LOS ANGELES (CBSLA.com) — After the LAPD accused political cartoonist Ted Rall of lying in a blog post he wrote in the Los Angeles Times in May, the Times decided this week it will no longer publish work from the award-winning cartoonist.

Now, Rall is calling out the Times for taking the Police Department's word over his own.

Rall, a frequent critic of the Police Department in his cartoons, wrote in a Los Angeles Times blog post in May that an LAPD officer roughed him up – handcuffing him, pushing him against a wall and dropping his driver's license in a sewer – after the officer stopped him for jaywalking on Melrose Avenue in 2001.

But the LAPD challenged Rall's account, claiming the officer did not abuse Rall and furnishing the Times with an audio recording to back up its side of the story.
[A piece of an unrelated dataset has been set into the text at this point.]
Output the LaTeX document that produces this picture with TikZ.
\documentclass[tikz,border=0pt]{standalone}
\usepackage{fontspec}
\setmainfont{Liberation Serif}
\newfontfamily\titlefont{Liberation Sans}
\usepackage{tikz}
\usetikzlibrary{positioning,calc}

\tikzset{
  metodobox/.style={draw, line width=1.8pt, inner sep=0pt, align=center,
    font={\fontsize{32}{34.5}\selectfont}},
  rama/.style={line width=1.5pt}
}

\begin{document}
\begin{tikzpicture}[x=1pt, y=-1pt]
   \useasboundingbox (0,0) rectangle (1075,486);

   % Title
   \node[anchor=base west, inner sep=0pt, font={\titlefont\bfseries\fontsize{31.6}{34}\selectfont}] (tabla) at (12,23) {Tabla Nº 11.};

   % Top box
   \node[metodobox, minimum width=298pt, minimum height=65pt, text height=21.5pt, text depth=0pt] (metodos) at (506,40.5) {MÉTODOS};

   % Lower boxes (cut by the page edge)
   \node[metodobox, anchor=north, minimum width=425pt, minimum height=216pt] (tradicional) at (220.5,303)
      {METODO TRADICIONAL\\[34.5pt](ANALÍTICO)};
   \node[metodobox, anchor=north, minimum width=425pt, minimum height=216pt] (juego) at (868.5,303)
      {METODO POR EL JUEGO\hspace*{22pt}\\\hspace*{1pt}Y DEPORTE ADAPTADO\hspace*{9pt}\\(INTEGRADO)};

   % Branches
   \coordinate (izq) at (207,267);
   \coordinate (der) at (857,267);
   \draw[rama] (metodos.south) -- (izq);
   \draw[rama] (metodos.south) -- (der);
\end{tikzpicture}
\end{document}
After listening to the tape, the Times decided this week to cut ties with Rall, who contributed to the newspaper as a freelancer.

"The recording and other evidence provided by the LAPD raise serious questions about the accuracy of Rall's blog post. Based on this, the piece should not have been published," Nicholas Goldberg, editor of the editorial page, wrote on the Times website. "Rall's future work will not appear in The Times."
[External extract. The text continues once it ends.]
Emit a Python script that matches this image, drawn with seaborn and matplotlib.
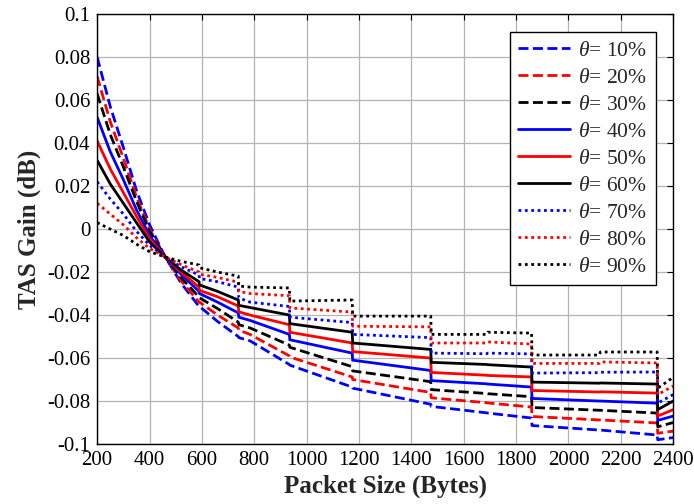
import matplotlib
matplotlib.use('Agg')
import matplotlib.pyplot as plt
import seaborn as sns

# packet size (bytes) and TAS gain (dB)
packet_size = [200, 250, 300, 350, 400, 460, 520, 589, 591, 660, 739, 741, 784,
               934, 936, 1174, 1176, 1474, 1476, 1688, 1692, 1859, 1861,
               2118, 2122, 2339, 2341, 2400]

gain_10 = [0.080, 0.057, 0.038, 0.018, 0.002, -0.013, -0.025, -0.036, -0.036,
           -0.043, -0.050, -0.0505, -0.052, -0.063, -0.0633, -0.0735, -0.074,
           -0.0815, -0.0825, -0.0855, -0.0856, -0.0879, -0.0914, -0.0935,
           -0.0935, -0.0958, -0.098, -0.097]
gain_20 = [0.071, 0.050, 0.033, 0.015, 0.000, -0.013, -0.024, -0.034, -0.034,
           -0.040, -0.046, -0.047, -0.049, -0.059, -0.0595, -0.0688, -0.070,
           -0.076, -0.0785, -0.0808, -0.0809, -0.0828, -0.0872, -0.0888,
           -0.0888, -0.0902, -0.095, -0.094]
gain_30 = [0.063, 0.044, 0.029, 0.013, -0.001, -0.013, -0.0225, -0.0316, -0.032,
           -0.037, -0.0433, -0.0445, -0.046, -0.054, -0.055, -0.064, -0.066,
           -0.071, -0.0747, -0.0765, -0.0766, -0.078, -0.083, -0.0843,
           -0.0843, -0.0856, -0.092, -0.090]
gain_40 = [0.052, 0.036, 0.023, 0.009, -0.003, -0.013, -0.021, -0.029, -0.030,
           -0.034, -0.039, -0.041, -0.0425, -0.049, -0.0515, -0.0577, -0.061,
           -0.0658, -0.0705, -0.072, -0.0721, -0.0735, -0.0788, -0.080,
           -0.080, -0.081, -0.089, -0.087]
gain_50 = [0.041, 0.028, 0.017, 0.006, -0.0045, -0.013, -0.020, -0.027, -0.0285,
           -0.0315, -0.0358, -0.0385, -0.040, -0.0445, -0.048, -0.053, -0.057,
           -0.060, -0.0667, -0.068, -0.0681, -0.0688, -0.0751, -0.0758,
           -0.0757, -0.0763, -0.087, -0.084]
gain_60 = [0.032, 0.021, 0.012, 0.003, -0.006, -0.013, -0.019, -0.0245, -0.026,
           -0.029, -0.033, -0.0355, -0.0365, -0.040, -0.044, -0.048, -0.053,
           -0.056, -0.062, -0.063, -0.0631, -0.0642, -0.0712, -0.0717,
           -0.0716, -0.0721, -0.084, -0.080]
gain_70 = [0.022, 0.014, 0.007, -0.001, -0.0075, -0.013, -0.0175, -0.0214, -0.023,
           -0.0245, -0.027, -0.032, -0.034, -0.036, -0.041, -0.0435, -0.049,
           -0.0505, -0.0577, -0.058, -0.0577, -0.0581, -0.067, -0.0668,
           -0.0666, -0.0665, -0.081, -0.077]
gain_80 = [0.012, 0.007, 0.002, -0.004, -0.009, -0.013, -0.0165, -0.020, -0.021,
           -0.0225, -0.0247, -0.029, -0.030, -0.031, -0.0367, -0.0386, -0.0452,
           -0.0455, -0.053, -0.053, -0.0525, -0.0535, -0.0625, -0.0625,
           -0.0618, -0.0623, -0.077, -0.073]
gain_90 = [0.003, 0.000, -0.003, -0.007, -0.0105, -0.013, -0.015, -0.0167, -0.018,
           -0.020, -0.0219, -0.0265, -0.027, -0.0274, -0.0335, -0.033, -0.0405,
           -0.0405, -0.049, -0.049, -0.048, -0.0484, -0.0586, -0.0586,
           -0.0572, -0.0572, -0.074, -0.069]

labels = [r'$\theta$= 10%', r'$\theta$= 20%', r'$\theta$= 30%',
          r'$\theta$= 40%', r'$\theta$= 50%', r'$\theta$= 60%',
          r'$\theta$= 70%', r'$\theta$= 80%', r'$\theta$= 90%']
gains = [gain_10, gain_20, gain_30, gain_40, gain_50, gain_60,
         gain_70, gain_80, gain_90]

x_ticks = [200, 400, 600, 800, 1000, 1200, 1400, 1600, 1800, 2000, 2200, 2400]
y_ticks = [-0.1, -0.08, -0.06, -0.04, -0.02, 0, 0.02, 0.04, 0.06, 0.08, 0.1]
y_ticklabels = ['-0.1', '-0.08', '-0.06', '-0.04', '-0.02', '0',
                '0.02', '0.04', '0.06', '0.08', '0.1']

colors = ['blue', 'red', 'black'] * 3
dashed = (0, (3.6, 1.6))
dotted = (0, (1.0, 1.3))
styles = [dashed] * 3 + ['-'] * 3 + [dotted] * 3

sns.set_style('whitegrid')
plt.rcParams['font.family'] = ['Liberation Serif', 'DejaVu Serif']
plt.rcParams['mathtext.fontset'] = 'custom'
plt.rcParams['mathtext.it'] = 'Liberation Serif:italic'
plt.rcParams['mathtext.rm'] = 'Liberation Serif'
plt.rcParams['axes.unicode_minus'] = False

fig = plt.figure(figsize=(6.94, 5.04), dpi=100)
ax = fig.add_axes([0.140, 0.119, 0.830, 0.853])

for lab, g, c, ls in zip(labels, gains, colors, styles):
    sns.lineplot(x=packet_size, y=g, color=c, linestyle=ls, linewidth=2.0,
                 label=lab, ax=ax, dash_capstyle='butt', solid_joinstyle='miter')

ax.set_xlim(200, 2400)
ax.set_ylim(-0.1, 0.1)
ax.set_xticks(x_ticks)
ax.set_yticks(y_ticks)
ax.set_yticklabels(y_ticklabels)

ax.grid(True, color='#b4b4b4', linewidth=0.9, linestyle='-')
for s in ax.spines.values():
    s.set_color('black')
    s.set_linewidth(1.0)
ax.tick_params(direction='in', length=4, width=0.8, top=True, right=True,
               labelsize=15, colors='black', pad=5)

ax.set_xlabel('Packet Size (Bytes)', fontsize=18, fontweight='bold', labelpad=3)
ax.set_ylabel('TAS Gain (dB)', fontsize=18, fontweight='bold', labelpad=4)

leg = ax.legend(loc='upper right', bbox_to_anchor=(0.970, 0.958),
                borderaxespad=0, frameon=True, fancybox=False,
                edgecolor='black', framealpha=1, fontsize=15.5,
                handlelength=2.4, labelspacing=0.32, borderpad=0.4,
                handletextpad=0.4)
leg.get_frame().set_linewidth(1.0)

fig.savefig('out.png', dpi=100)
The police union said it supports the Times' decision.

"This serves as an example of how an accusation and subsequent negative story about the behavior of police officers may be inaccurate and feed a negative narrative about law enforcement," the L.A. Police Protective League said in a statement. "We hope other news publications will take note."

But Rall told CBS2/KCAL9's Erica Nochlin that he's standing by his side of the story.
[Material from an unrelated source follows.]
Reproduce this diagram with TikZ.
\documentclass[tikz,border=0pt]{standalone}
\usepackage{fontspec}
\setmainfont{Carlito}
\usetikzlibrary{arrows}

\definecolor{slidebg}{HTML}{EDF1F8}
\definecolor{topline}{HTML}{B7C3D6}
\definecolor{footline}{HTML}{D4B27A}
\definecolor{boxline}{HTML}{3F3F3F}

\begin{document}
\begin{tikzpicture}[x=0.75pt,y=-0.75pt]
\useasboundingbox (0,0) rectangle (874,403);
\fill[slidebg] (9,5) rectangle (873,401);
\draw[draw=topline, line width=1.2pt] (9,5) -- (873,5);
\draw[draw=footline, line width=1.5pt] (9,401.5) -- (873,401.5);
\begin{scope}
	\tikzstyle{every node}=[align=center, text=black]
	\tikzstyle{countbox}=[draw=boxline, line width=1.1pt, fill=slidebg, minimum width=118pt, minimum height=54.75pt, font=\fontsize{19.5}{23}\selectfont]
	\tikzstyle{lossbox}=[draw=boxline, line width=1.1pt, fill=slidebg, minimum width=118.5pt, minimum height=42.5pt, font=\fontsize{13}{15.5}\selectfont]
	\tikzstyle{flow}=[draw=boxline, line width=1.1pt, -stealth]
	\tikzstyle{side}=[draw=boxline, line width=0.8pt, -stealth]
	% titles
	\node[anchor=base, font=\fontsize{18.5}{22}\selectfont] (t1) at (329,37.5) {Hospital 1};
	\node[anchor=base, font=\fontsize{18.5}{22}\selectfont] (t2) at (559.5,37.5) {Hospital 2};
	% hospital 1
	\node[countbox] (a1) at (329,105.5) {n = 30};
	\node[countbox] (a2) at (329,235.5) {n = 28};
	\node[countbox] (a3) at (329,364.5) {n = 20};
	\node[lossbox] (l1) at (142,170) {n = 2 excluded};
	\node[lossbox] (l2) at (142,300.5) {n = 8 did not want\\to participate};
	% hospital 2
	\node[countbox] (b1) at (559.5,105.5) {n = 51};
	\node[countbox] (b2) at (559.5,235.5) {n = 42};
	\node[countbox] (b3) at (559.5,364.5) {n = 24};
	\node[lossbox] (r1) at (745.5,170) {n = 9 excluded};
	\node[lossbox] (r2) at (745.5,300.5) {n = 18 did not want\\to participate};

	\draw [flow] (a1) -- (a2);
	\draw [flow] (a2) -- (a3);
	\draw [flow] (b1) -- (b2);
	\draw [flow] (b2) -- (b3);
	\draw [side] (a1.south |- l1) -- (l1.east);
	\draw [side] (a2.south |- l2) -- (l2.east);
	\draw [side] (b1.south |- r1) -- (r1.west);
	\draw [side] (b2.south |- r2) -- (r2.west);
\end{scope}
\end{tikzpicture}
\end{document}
"I would do it all over the same way today," he said. "I'm disgusted that the Times took the LAPD's word, based on nothing."

He said the audio recording misrepresents the officer interaction, since the officer knew he was being recorded and much of the recording is static. He's hired an audio expert to sift through the recording.

"To say the sound quality is bad is charitable," Rall said. "There's nothing on the tape."